Union Leader Correspondent

July 05. 2013 8:50PM

HOOKSETT — After being ordered by a judge to engage in mediation sessions regarding the Manchester School District’s injunction claim against the Hooksett School District, officials from both sides said they hope the sessions will result in a compromise.

During a hearing Monday in Hillsborough County North Superior Court, Judge Gillian L. Abramson decided that instead of hearing Manchester’s injunction claim against Hooksett, the two sides would engage in two mediative sessions with former judge Robert E.K. Morrill on July 12 and 24.

“It is good we are finally sitting down to discuss this. We have been trying to talk to them for six months, but it took a court to force us to do it,” Hooksett School Board Chairman Trish Korkosz said.

If no agreement is made by the end of the second session, Hooksett Superintendent of Schools Charles Littlefield said Judge Abramson would hear Manchester’s injunction claim on July 29.

Korkosz said the two districts have not had any official communication since late last year, roughly around the same time Hooksett filed a breach claim with the state Department of Education in an effort to get its high school students out of Manchester high schools in 2016, due to issues including classroom overcrowding.
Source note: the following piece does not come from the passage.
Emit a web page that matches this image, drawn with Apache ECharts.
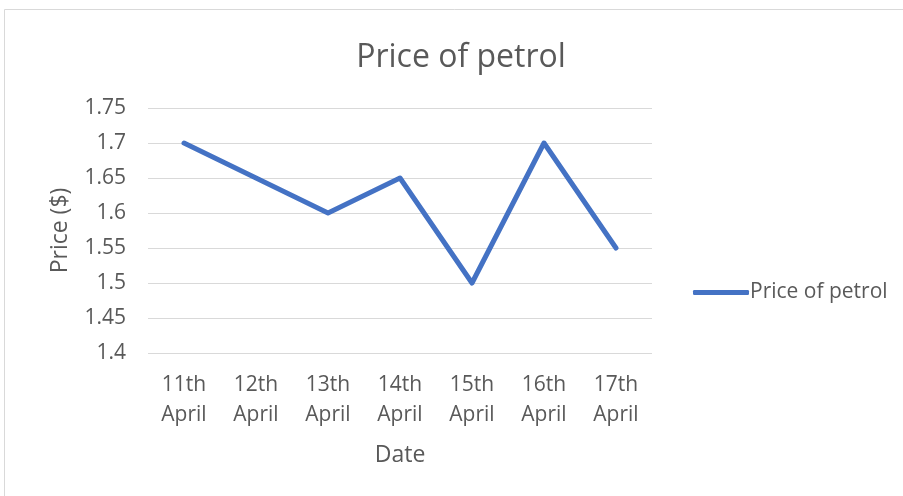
<!DOCTYPE html>
<html>
<head>
<meta charset="utf-8">
<script src="https://cdn.jsdelivr.net/npm/echarts@6/dist/echarts.min.js"></script>
<style>
html,body{margin:0;padding:0;background:#fff;}
#c{width:903px;height:496px;}
</style>
</head>
<body>
<div id="c"></div>
<script>
const categories = ['11th\nApril','12th\nApril','13th\nApril','14th\nApril','15th\nApril','16th\nApril','17th\nApril'];
const prices = [1.7, 1.65, 1.6, 1.65, 1.5, 1.7, 1.55];
const seriesName = 'Price of petrol';
const titleText = 'Price of petrol';
const xName = 'Date';
const yName = 'Price ($)';

const font = '"Open Sans", Lato, sans-serif';
const chart = echarts.init(document.getElementById('c'));
chart.setOption({
  animation: false,
  textStyle: {fontFamily: font},
  graphic: [{
    type: 'rect', shape: {x: 4.5, y: 9.5, width: 1000, height: 1000},
    style: {fill: 'none', stroke: '#d9d9d9', lineWidth: 1}, silent: true
  }],
  title: {
    text: titleText, left: 456, top: 37, textAlign: 'center',
    textStyle: {fontFamily: font, fontSize: 32, fontWeight: 'normal', color: '#595959'}
  },
  legend: {
    data: [seriesName], left: 688, top: 277, itemWidth: 56, itemHeight: 5,
    itemGap: 0, icon: 'roundRect',
    textStyle: {fontFamily: font, fontSize: 21, color: '#595959', padding: [0,0,0,-4]}
  },
  grid: {left: 148, right: 251, top: 108, bottom: 143},
  xAxis: {
    type: 'category', data: categories, boundaryGap: true,
    name: xName, nameLocation: 'middle', nameGap: 91,
    nameTextStyle: {fontFamily: font, fontSize: 23, color: '#595959'},
    axisLine: {show: false}, axisTick: {show: false},
    axisLabel: {fontFamily: font, fontSize: 21, color: '#595959', lineHeight: 30, margin: 17, interval: 0}
  },
  yAxis: {
    type: 'value', min: 1.4, max: 1.75, interval: 0.05,
    name: yName, nameLocation: 'middle', nameGap: 76,
    nameTextStyle: {fontFamily: font, fontSize: 23, color: '#595959'},
    axisLine: {show: false}, axisTick: {show: false},
    axisLabel: {fontFamily: font, fontSize: 21, color: '#595959', margin: 22,
      formatter: v => String(parseFloat(v.toFixed(2)))},
    splitLine: {lineStyle: {color: '#d9d9d9', width: 1}}
  },
  series: [{
    name: seriesName, type: 'line', data: prices,
    showSymbol: false, symbol: 'none',
    lineStyle: {color: '#4472c4', width: 5, cap: 'round', join: 'round'},
    itemStyle: {color: '#4472c4'}
  }]
});
</script>
</body>
</html>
While saying that everything will be on the table during the mediation sessions, including Hooksett’s breach claim, Korkosz cautioned that the breach claim is beyond the scope of the court.

“That will have to be discussed before the state Department of Education,” she said.

Manchester Schools Superintendent Debra Livingston said that she would not comment on the reasoning behind the district’s injunction claim, but did say it was her hope the sessions would result in a solution.

“They filed the injunction claim to stop us from sending our students to other districts,” Korkosz said.

She added that while the majority of Hooksett’s high school students remain in Manchester schools, dozens of students have requested permission to attend other schools.

“According to our contract with Manchester, so long as the board individually examines each students request, there is no violation. I am no closer on understanding what Manchester’s point of view on this is,” Korkosz said.

Hooksett Board member John Lyscars, who attended Monday’s hearing with Korkosz, said that considering all of the negative reports about Manchester high schools and that 75 students from Hooksett are actively trying to leave Manchester, Manchester officials should focus more on improving its schools rather than filing an injunction against Hooksett.

Despite that, Littlefield and Livingston both said that they would attend the meditative sessions in good faith to try to hammer out an agreement.

“Communication is always a good thing,” Livingston said.